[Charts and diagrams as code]
** Begin **
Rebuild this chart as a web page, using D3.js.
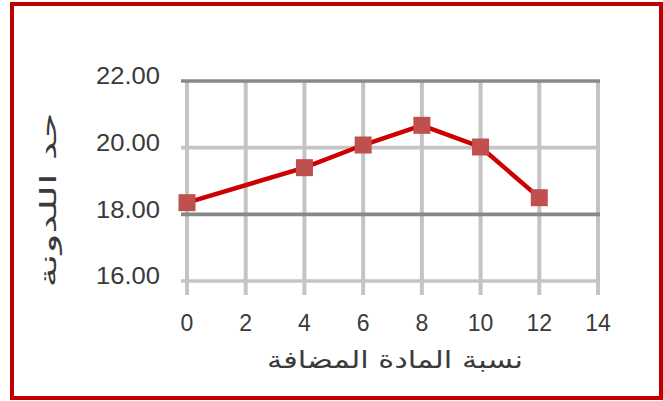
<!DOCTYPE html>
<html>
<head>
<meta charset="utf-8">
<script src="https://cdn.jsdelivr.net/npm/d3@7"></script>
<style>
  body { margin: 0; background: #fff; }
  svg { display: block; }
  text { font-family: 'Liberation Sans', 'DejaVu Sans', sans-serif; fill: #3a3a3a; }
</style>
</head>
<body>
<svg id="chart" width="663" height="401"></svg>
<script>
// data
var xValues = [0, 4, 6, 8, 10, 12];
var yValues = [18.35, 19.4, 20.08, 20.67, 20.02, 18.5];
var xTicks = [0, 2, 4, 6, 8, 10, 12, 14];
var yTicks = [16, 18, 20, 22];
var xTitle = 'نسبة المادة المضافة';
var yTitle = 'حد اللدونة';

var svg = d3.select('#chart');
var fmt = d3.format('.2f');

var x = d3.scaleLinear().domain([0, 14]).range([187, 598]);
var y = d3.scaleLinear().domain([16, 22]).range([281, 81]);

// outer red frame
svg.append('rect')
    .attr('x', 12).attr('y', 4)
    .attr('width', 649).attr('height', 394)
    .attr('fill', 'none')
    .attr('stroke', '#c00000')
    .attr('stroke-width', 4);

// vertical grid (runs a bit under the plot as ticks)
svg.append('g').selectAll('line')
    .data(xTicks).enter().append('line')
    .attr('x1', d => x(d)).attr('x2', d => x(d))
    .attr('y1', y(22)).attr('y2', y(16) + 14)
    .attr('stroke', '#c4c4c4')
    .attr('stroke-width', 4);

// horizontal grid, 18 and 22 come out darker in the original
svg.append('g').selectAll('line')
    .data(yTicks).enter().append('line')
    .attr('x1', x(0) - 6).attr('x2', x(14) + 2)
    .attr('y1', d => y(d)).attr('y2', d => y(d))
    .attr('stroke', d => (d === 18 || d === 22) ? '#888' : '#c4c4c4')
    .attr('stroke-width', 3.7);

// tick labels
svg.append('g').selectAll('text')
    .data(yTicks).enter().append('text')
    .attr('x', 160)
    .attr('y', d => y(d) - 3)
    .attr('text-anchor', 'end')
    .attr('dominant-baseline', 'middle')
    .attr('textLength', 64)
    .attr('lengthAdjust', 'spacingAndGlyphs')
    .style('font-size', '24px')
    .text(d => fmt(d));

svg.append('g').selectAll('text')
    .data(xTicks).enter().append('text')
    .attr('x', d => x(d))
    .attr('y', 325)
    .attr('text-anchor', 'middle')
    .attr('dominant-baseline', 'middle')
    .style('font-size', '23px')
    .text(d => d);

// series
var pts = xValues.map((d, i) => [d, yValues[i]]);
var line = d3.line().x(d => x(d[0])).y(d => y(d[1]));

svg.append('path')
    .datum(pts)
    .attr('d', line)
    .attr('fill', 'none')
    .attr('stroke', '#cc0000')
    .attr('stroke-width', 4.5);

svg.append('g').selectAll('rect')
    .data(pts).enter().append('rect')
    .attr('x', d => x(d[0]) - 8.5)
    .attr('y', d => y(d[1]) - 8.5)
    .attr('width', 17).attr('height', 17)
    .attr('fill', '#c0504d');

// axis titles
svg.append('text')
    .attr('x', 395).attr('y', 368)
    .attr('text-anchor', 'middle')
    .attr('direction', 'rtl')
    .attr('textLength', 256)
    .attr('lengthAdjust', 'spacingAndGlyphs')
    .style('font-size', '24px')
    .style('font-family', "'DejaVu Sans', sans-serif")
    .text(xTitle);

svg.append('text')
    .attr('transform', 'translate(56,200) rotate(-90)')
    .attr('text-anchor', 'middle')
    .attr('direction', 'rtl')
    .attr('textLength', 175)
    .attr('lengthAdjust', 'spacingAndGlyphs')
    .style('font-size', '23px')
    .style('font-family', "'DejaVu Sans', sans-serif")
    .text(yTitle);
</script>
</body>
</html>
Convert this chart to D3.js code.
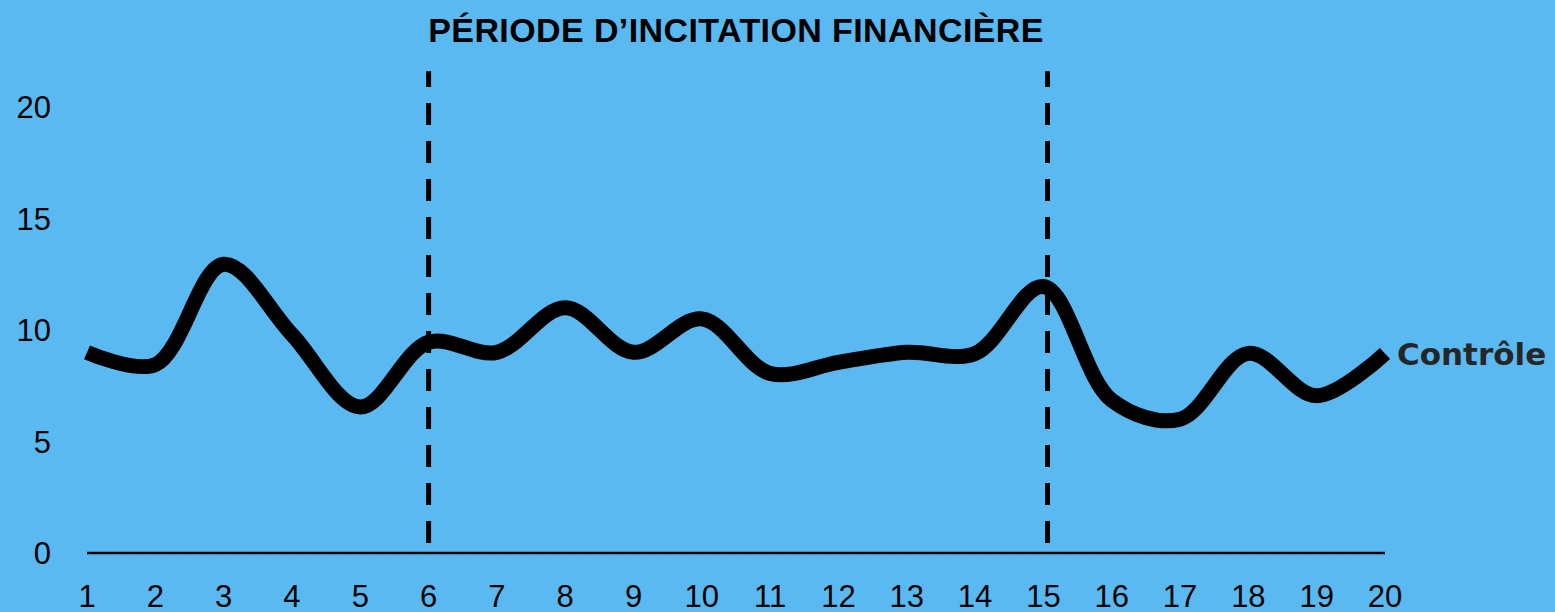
** End **
**Task statement**
Print every entry exactly as written, without the pictures.

**Right answer**
Rebuild this chart as a web page, using D3.js.
<!DOCTYPE html>
<html>
<head>
<meta charset="utf-8">
<script src="https://cdn.jsdelivr.net/npm/d3@7"></script>
<style>
  body { margin: 0; background: #fff; }
  svg { display: block; }
  text { font-family: 'Liberation Sans', 'DejaVu Sans', sans-serif; fill: #3a3a3a; }
</style>
</head>
<body>
<svg id="chart" width="663" height="401"></svg>
<script>
// data
var xValues = [0, 4, 6, 8, 10, 12];
var yValues = [18.35, 19.4, 20.08, 20.67, 20.02, 18.5];
var xTicks = [0, 2, 4, 6, 8, 10, 12, 14];
var yTicks = [16, 18, 20, 22];
var xTitle = 'نسبة المادة المضافة';
var yTitle = 'حد اللدونة';

var svg = d3.select('#chart');
var fmt = d3.format('.2f');

var x = d3.scaleLinear().domain([0, 14]).range([187, 598]);
var y = d3.scaleLinear().domain([16, 22]).range([281, 81]);

// outer red frame
svg.append('rect')
    .attr('x', 12).attr('y', 4)
    .attr('width', 649).attr('height', 394)
    .attr('fill', 'none')
    .attr('stroke', '#c00000')
    .attr('stroke-width', 4);

// vertical grid (runs a bit under the plot as ticks)
svg.append('g').selectAll('line')
    .data(xTicks).enter().append('line')
    .attr('x1', d => x(d)).attr('x2', d => x(d))
    .attr('y1', y(22)).attr('y2', y(16) + 14)
    .attr('stroke', '#c4c4c4')
    .attr('stroke-width', 4);

// horizontal grid, 18 and 22 come out darker in the original
svg.append('g').selectAll('line')
    .data(yTicks).enter().append('line')
    .attr('x1', x(0) - 6).attr('x2', x(14) + 2)
    .attr('y1', d => y(d)).attr('y2', d => y(d))
    .attr('stroke', d => (d === 18 || d === 22) ? '#888' : '#c4c4c4')
    .attr('stroke-width', 3.7);

// tick labels
svg.append('g').selectAll('text')
    .data(yTicks).enter().append('text')
    .attr('x', 160)
    .attr('y', d => y(d) - 3)
    .attr('text-anchor', 'end')
    .attr('dominant-baseline', 'middle')
    .attr('textLength', 64)
    .attr('lengthAdjust', 'spacingAndGlyphs')
    .style('font-size', '24px')
    .text(d => fmt(d));

svg.append('g').selectAll('text')
    .data(xTicks).enter().append('text')
    .attr('x', d => x(d))
    .attr('y', 325)
    .attr('text-anchor', 'middle')
    .attr('dominant-baseline', 'middle')
    .style('font-size', '23px')
    .text(d => d);

// series
var pts = xValues.map((d, i) => [d, yValues[i]]);
var line = d3.line().x(d => x(d[0])).y(d => y(d[1]));

svg.append('path')
    .datum(pts)
    .attr('d', line)
    .attr('fill', 'none')
    .attr('stroke', '#cc0000')
    .attr('stroke-width', 4.5);

svg.append('g').selectAll('rect')
    .data(pts).enter().append('rect')
    .attr('x', d => x(d[0]) - 8.5)
    .attr('y', d => y(d[1]) - 8.5)
    .attr('width', 17).attr('height', 17)
    .attr('fill', '#c0504d');

// axis titles
svg.append('text')
    .attr('x', 395).attr('y', 368)
    .attr('text-anchor', 'middle')
    .attr('direction', 'rtl')
    .attr('textLength', 256)
    .attr('lengthAdjust', 'spacingAndGlyphs')
    .style('font-size', '24px')
    .style('font-family', "'DejaVu Sans', sans-serif")
    .text(xTitle);

svg.append('text')
    .attr('transform', 'translate(56,200) rotate(-90)')
    .attr('text-anchor', 'middle')
    .attr('direction', 'rtl')
    .attr('textLength', 175)
    .attr('lengthAdjust', 'spacingAndGlyphs')
    .style('font-size', '23px')
    .style('font-family', "'DejaVu Sans', sans-serif")
    .text(yTitle);
</script>
</body>
</html>
Convert this chart to D3.js code.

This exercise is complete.